Question #3: How Can I Adjust What I’m Doing for a Better Result? (“What specific things can I put my attention on?”)
Action Step #1: Complete my morning ritual (stretching, breathing, and meditating) right after my morning bowel movements, brushing my teeth, washing my face, and drinking my first liter of water.
Rationale: I think it’s important to take care of yourself before you try to take care of others. One thing I’ve witnessed during the last year, working with “helping professionals,” is that it’s easy to forget yourself when you are giving so much of your time and energy to other people. Burnout is real and preventable. REMEMBER: self-care is caring for others.
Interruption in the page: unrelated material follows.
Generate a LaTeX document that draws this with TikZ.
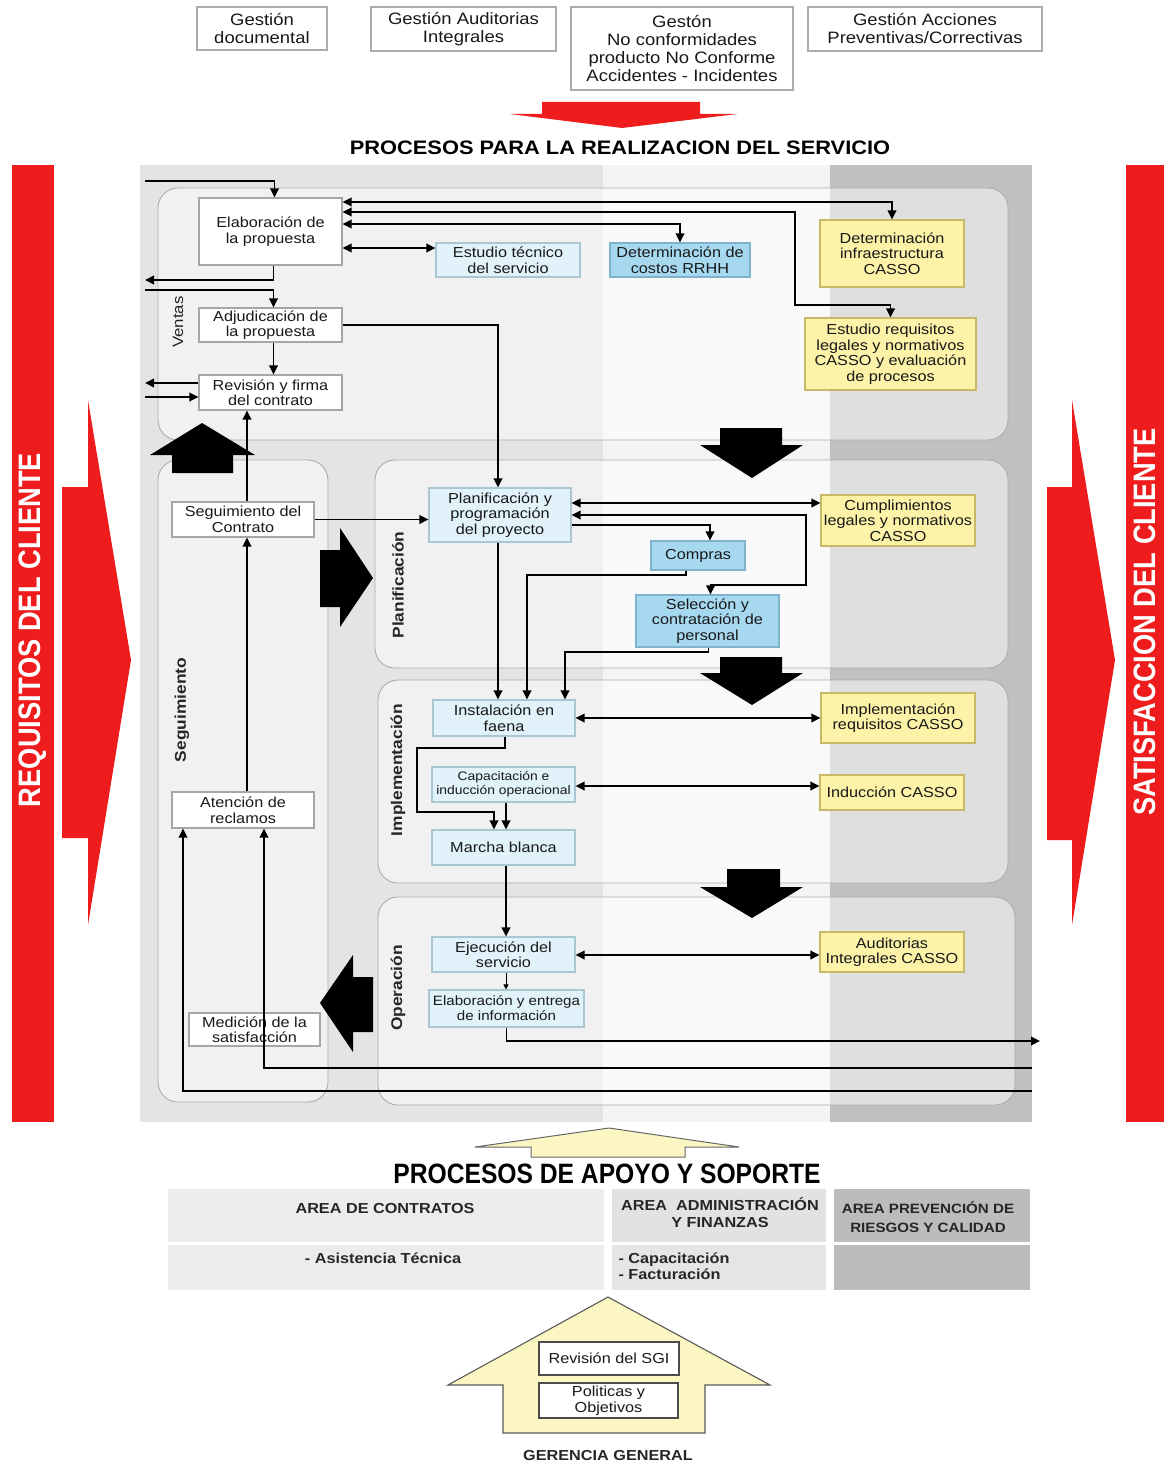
\documentclass[tikz,border=0pt]{standalone}
\usepackage{fontspec}
\setmainfont{Liberation Sans}[FakeStretch=1.12]
\newfontfamily\condfont{Liberation Sans}[FakeStretch=0.88]
\usetikzlibrary{arrows.meta}
\definecolor{bandA}{HTML}{E4E4E4}
\definecolor{bandB}{HTML}{F4F4F4}
\definecolor{bandC}{HTML}{C0C0C0}
\definecolor{lblue}{HTML}{E1F2FA}
\definecolor{lblueD}{HTML}{A9C6D3}
\definecolor{mblue}{HTML}{A6D8F0}
\definecolor{mblueD}{HTML}{7FB3CB}
\definecolor{ylw}{HTML}{FCF2A8}
\definecolor{ylwD}{HTML}{C9B865}
\definecolor{redx}{HTML}{EE1C1C}
\definecolor{paley}{HTML}{FBF6C2}
\definecolor{cellA}{HTML}{ECECEC}
\definecolor{cellB}{HTML}{E2E2E2}
\definecolor{cellC}{HTML}{BCBCBC}
\newcommand\boxtext{\fontsize{14.5}{15.5}\selectfont}
\newcommand\toptext{\fontsize{16.5}{18}\selectfont}
\tikzset{
  wbox/.style={draw=gray!70, fill=white, line width=1.1pt, inner sep=1pt, align=center, font=\boxtext, text=black!90},
  lbbox/.style={wbox, fill=lblue, draw=lblueD},
  bbox/.style={wbox, fill=mblue, draw=mblueD},
  ybox/.style={wbox, fill=ylw, draw=ylwD},
  topbox/.style={wbox, draw=gray!65, line width=1.4pt, font=\toptext},
  panel/.style={draw=gray!65, line width=0.9pt, fill=white, fill opacity=0.5, rounded corners=20pt},
  conn/.style={line width=1.9pt, draw=black},
  arr/.style={conn, -{Triangle[length=9pt,width=8.5pt]}},
  darr/.style={conn, {Triangle[length=9pt,width=8.5pt]}-{Triangle[length=9pt,width=8.5pt]}},
  blockarrow/.style={fill=black},
  lbl/.style={rotate=90, font=\fontsize{15.5}{16}\selectfont\bfseries, text=black!85},
  cellhead/.style={font=\fontsize{14.5}{17}\selectfont\bfseries, align=center, text=black!85},
}
\begin{document}
\begin{tikzpicture}[x=1pt,y=-1pt]
\useasboundingbox (0,0) rectangle (1164,1466);
\fill[white] (0,0) rectangle (1164,1466);

% ---------- top management boxes ----------
\node[topbox, minimum width=130pt, minimum height=43pt] (g1) at (262,28.5) {Gestión\\documental};
\node[topbox, minimum width=185pt, minimum height=44pt] (g2) at (463.5,29) {Gestión Auditorias\\Integrales};
\node[topbox, minimum width=222pt, minimum height=83pt] (g3) at (682,48.5) {Gestón\\No conformidades\\producto No Conforme\\Accidentes - Incidentes};
\node[topbox, minimum width=234pt, minimum height=44pt] (g4) at (925,29) {Gestión Acciones\\Preventivas/Correctivas};

% red down arrow
\fill[redx] (542,102) -- (700,102) -- (700,114) -- (737,114) -- (622,128) -- (510,114) -- (542,114) -- cycle;

\node[font=\fontsize{19.5}{20}\selectfont\bfseries] (title) at (620,148) {PROCESOS PARA LA REALIZACION DEL SERVICIO};

% ---------- side red bars ----------
\fill[redx] (12,165) rectangle (54,1122);
\fill[redx] (1126,165) rectangle (1164,1122);
\node[rotate=90, text=white, font=\condfont\fontsize{31}{32}\selectfont\bfseries] (req) at (33,630) {REQUISITOS DEL CLIENTE};
\node[rotate=90, text=white, font=\condfont\fontsize{31}{32}\selectfont\bfseries] (sat) at (1145,622) {SATISFACCION DEL CLIENTE};
\fill[redx] (62,487) -- (88,487) -- (88,400) -- (131,660) -- (88,925) -- (88,838) -- (62,838) -- cycle;
\fill[redx] (1047,487) -- (1072,487) -- (1072,400) -- (1115,660) -- (1072,925) -- (1072,840) -- (1047,840) -- cycle;

% ---------- main background ----------
\fill[bandA] (140,165) rectangle (603,1122);
\fill[bandB] (603,165) rectangle (830,1122);
\fill[bandC] (830,165) rectangle (1032,1122);

% panels
\path[panel] (158,188) rectangle (1008,440);
\path[panel] (158,460) rectangle (328,1102);
\path[panel] (375,460) rectangle (1008,668);
\path[panel] (378,680) rectangle (1008,883);
\path[panel] (378,897) rectangle (1015,1105);

% panel labels
\node[rotate=90, font=\fontsize{15}{16}\selectfont, text=black!85] (lv) at (178,322) {Ventas};
\node[lbl] (lp) at (398,585) {Planificación};
\node[lbl] (ls) at (182,710) {Seguimiento};
\node[lbl] (li) at (398,770) {Implementación};
\node[lbl] (lo) at (398,988) {Operación};

% black block arrows
\fill[blockarrow] (172,473) -- (172,455) -- (150,455) -- (202,423) -- (255,455) -- (233,455) -- (233,473) -- cycle;
\fill[blockarrow] (320,550) -- (340,550) -- (340,528) -- (373,578) -- (340,627) -- (340,607) -- (320,607) -- cycle;
\fill[blockarrow] (720,428) -- (782,428) -- (782,445) -- (803,445) -- (752,478) -- (700,445) -- (720,445) -- cycle;
\fill[blockarrow] (720,657) -- (782,657) -- (782,673) -- (803,673) -- (752,705) -- (700,673) -- (720,673) -- cycle;
\fill[blockarrow] (727,869) -- (780,869) -- (780,887) -- (803,887) -- (752,918) -- (700,887) -- (727,887) -- cycle;
\fill[blockarrow] (373,977) -- (353,977) -- (353,955) -- (320,1003) -- (353,1052) -- (353,1032) -- (373,1032) -- cycle;

% ---------- process nodes ----------
\node[wbox, minimum width=143pt, minimum height=67pt] (elab) at (270.5,231.5) {Elaboración de\\la propuesta};
\node[lbbox, minimum width=144pt, minimum height=34pt] (esttec) at (508,260) {Estudio técnico\\del servicio};
\node[bbox, minimum width=140pt, minimum height=34pt] (costos) at (680,260) {Determinación de\\costos RRHH};
\node[ybox, minimum width=144pt, minimum height=67pt] (infra) at (892,253.5) {Determinación\\infraestructura\\CASSO};
\node[ybox, minimum width=171pt, minimum height=72pt] (estreq) at (890.5,354) {Estudio requisitos\\legales y normativos\\CASSO y evaluación\\de procesos};
\node[wbox, minimum width=143pt, minimum height=34pt] (adj) at (270.5,325) {Adjudicación de\\la propuesta};
\node[wbox, minimum width=143pt, minimum height=35pt] (rev) at (270.5,392.5) {Revisión y firma\\del contrato};

\node[wbox, minimum width=142pt, minimum height=35pt] (segc) at (243,519.5) {Seguimiento del\\Contrato};
\node[lbbox, minimum width=142pt, minimum height=54pt] (plan) at (500,515) {Planificación y\\programación\\del proyecto};
\node[bbox, minimum width=94pt, minimum height=29pt] (compras) at (698,555.5) {Compras};
\node[bbox, minimum width=143pt, minimum height=52pt] (selec) at (707.5,621) {Selección y\\contratación de\\personal};
\node[ybox, minimum width=154pt, minimum height=51pt] (cumpl) at (898,520.5) {Cumplimientos\\legales y normativos\\CASSO};

\node[lbbox, minimum width=142pt, minimum height=36pt] (inst) at (504,718) {Instalación en\\faena};
\node[lbbox, minimum width=143pt, minimum height=35pt, font=\fontsize{12.4}{14}\selectfont] (capac) at (503.5,784.5) {Capacitación e\\inducción operacional};
\node[lbbox, minimum width=143pt, minimum height=35pt] (marcha) at (503.5,847.5) {Marcha blanca};
\node[ybox, minimum width=154pt, minimum height=50pt] (implreq) at (898,718) {Implementación\\requisitos CASSO};
\node[ybox, minimum width=144pt, minimum height=35pt] (induc) at (892,792.5) {Inducción CASSO};
\node[wbox, minimum width=142pt, minimum height=36pt] (atenc) at (243,810) {Atención de\\reclamos};

\node[lbbox, minimum width=143pt, minimum height=35pt] (ejec) at (503.5,954.5) {Ejecución del\\servicio};
\node[lbbox, minimum width=155pt, minimum height=37pt, font=\fontsize{13.5}{15}\selectfont] (elabinf) at (506.5,1008.5) {Elaboración y entrega\\de información};
\node[ybox, minimum width=144pt, minimum height=40pt] (audit) at (892,952) {Auditorias\\Integrales CASSO};
\node[wbox, minimum width=131pt, minimum height=33pt] (medic) at (254.5,1029.5) {Medición de la\\satisfacción};

% ---------- connectors ----------
\coordinate (inElab) at (145,181);
\coordinate (outElab) at (145,280);
\coordinate (inAdj) at (145,290);
\coordinate (outRev) at (145,383);
\coordinate (inRev) at (145,397);
\coordinate (inA1) at (1032,1091);
\coordinate (inA2) at (1032,1068);
\coordinate (outInf) at (1040,1041);

\draw[arr] (inElab) -| ([xshift=4pt]elab.north);
\draw[darr] (elab.east |- 0,202) -| (infra.north);
\draw[darr] (elab.east |- 0,212) -- (795,212) -- (795,305) -| (estreq.north);
\draw[darr] (elab.east |- 0,224) -| (costos.north);
\draw[darr] (elab.east |- 0,248) -- (esttec.west |- 0,248);
\draw[arr] ([xshift=3pt]elab.south) |- (outElab);
\draw[arr] (inAdj) -| ([xshift=3pt]adj.north);
\draw[arr] ([xshift=3pt]adj.south) -- ([xshift=3pt]rev.north);
\draw[arr] (rev.west |- 0,383) -- (outRev);
\draw[arr] (inRev) -- (rev.west |- 0,397);
\draw[arr] (adj.east) -| ([xshift=-2pt]plan.north);

\draw[arr] ([xshift=4pt]segc.north) -- ([xshift=4pt]segc.north |- rev.south);
\draw[arr] (segc.east) -- (plan.west |- segc.east);
\draw[arr] ([xshift=4pt]atenc.north) -- ([xshift=4pt]segc.south);
\draw[arr] (inA1) -| ([xshift=-60pt]atenc.south);
\draw[arr] (inA2) -| ([xshift=21pt]atenc.south);

\draw[darr] (plan.east |- 0,503) -- (cumpl.west |- 0,503);
\draw[darr] (plan.east |- 0,515) -- (806,515) -- (806,585) -| ([xshift=3pt]selec.north);
\draw[arr] (plan.east |- 0,525) -| ([xshift=12pt]compras.north);
\draw[arr] ([xshift=-12pt]compras.south) |- (527,575) -- ([xshift=23pt]inst.north);
\draw[arr] ([xshift=1pt]selec.south) |- (565,652) -- ([xshift=61pt]inst.north);
\draw[arr] ([xshift=-2pt]plan.south) -- ([xshift=-2pt]plan.south |- inst.north);

\draw[darr] (inst.east) -- (implreq.west);
\draw[darr] (capac.east |- 0,786) -- (induc.west |- 0,786);
\draw[arr] ([xshift=1pt]inst.south) |- (417,748) |- (494,812) -- ([xshift=-9.5pt]marcha.north);
\draw[arr] ([xshift=2.5pt]capac.south) -- ([xshift=2.5pt]marcha.north);
\draw[arr] ([xshift=2.5pt]marcha.south) -- ([xshift=2.5pt]ejec.north);

\draw[darr] (ejec.east |- 0,955) -- (audit.west |- 0,955);
\draw[line width=0.9pt, -{Triangle[length=5pt,width=5pt]}] ([xshift=2.5pt]ejec.south) -- ([xshift=2.5pt]ejec.south |- elabinf.north);
\draw[arr] (elabinf.south) |- (outInf);

% ---------- support processes ----------
\filldraw[fill=paley, draw=gray!80!black, line width=1pt] (531,1157) -- (531,1147) -- (475,1147) -- (609,1128) -- (739,1147) -- (685,1147) -- (685,1157) -- cycle;
\node[font=\condfont\fontsize{28}{29}\selectfont\bfseries] (apoyo) at (607,1174) {PROCESOS DE APOYO Y SOPORTE};

\fill[cellA] (168,1189) rectangle (604,1242);
\fill[cellB] (612,1189) rectangle (826,1242);
\fill[cellC] (834,1189) rectangle (1030,1242);
\fill[cellA] (168,1245) rectangle (604,1290);
\fill[cellB!70!cellA] (612,1245) rectangle (826,1290);
\fill[cellC] (834,1245) rectangle (1030,1290);

\node[cellhead] (c1) at (385,1208) {AREA DE CONTRATOS};
\node[cellhead] (c2) at (720,1213) {AREA\ \ ADMINISTRACIÓN\\Y FINANZAS};
\node[cellhead, font=\fontsize{13.5}{19}\selectfont\bfseries] (c3) at (928,1217) {AREA PREVENCIÓN DE\\RIESGOS Y CALIDAD};
\node[cellhead] (c4) at (383,1258) {- Asistencia Técnica};
\node[cellhead, align=left, anchor=west, font=\fontsize{14.5}{16.5}\selectfont\bfseries] (c5) at (615,1266) {- Capacitación\\- Facturación};

% house arrow
\filldraw[fill=paley, draw=gray!70!black, line width=1.1pt] (503,1433) -- (503,1385) -- (448,1385) -- (608,1297) -- (770,1385) -- (705,1385) -- (705,1433) -- cycle;
\node[wbox, draw=gray!60!black, minimum width=140pt, minimum height=33pt] (sgi) at (609,1358.5) {Revisión del SGI};
\node[wbox, draw=gray!60!black, minimum width=139pt, minimum height=35pt] (pol) at (608.5,1400.5) {Politicas y\\Objetivos};
\node[font=\fontsize{14.5}{16}\selectfont\bfseries, text=black!85] (ger) at (608,1455) {GERENCIA GENERAL};
\end{tikzpicture}
\end{document}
When I spend these 20 minutes, making sure I’m emotionally fit, I’m better socially and in almost every other area of my life. I get more work done. I feel better in my body.
Action Step #2: Host 2–3 free mini health and fitness challenges between January and April.
Rationale: There’s so many fitness gurus and products out there, I understand that people don’t know who to choose. So, I’m dedicated to getting people results on the front end. I want, to be honest — I want you (if you’re reading this) as a client. Does that necessarily mean a paying customer? No. But, I need some of those too.
Some of the stuff I used to do to get new personal training and boot camp clients, won’t work. Primarily because I’m not seeing people in person any longer (80% of my clients are online). I have to adapt and adjust to this new model.
Giving people a chance to get results, before committing to a long-term agreement, makes me feel good, and people feel comfortable with me as their coach.
I’m cool with that.
Write your Personal Retrospective
Boom. That’s mine. Are you going to take this challenge too?
It took me roughly an hour. I took some time in the beginning to walk my dog, Tika, and then time to talk Teresa about her day. But I knew this would be worth the time. It’s already 2017, and I couldn’t let this go into another month.
What are you most proud of? Where are your biggest growth opportunities?
And the “hard work” — “What are you going to do about them?”
Let me know when you’re done. I’d love to read it. Peace.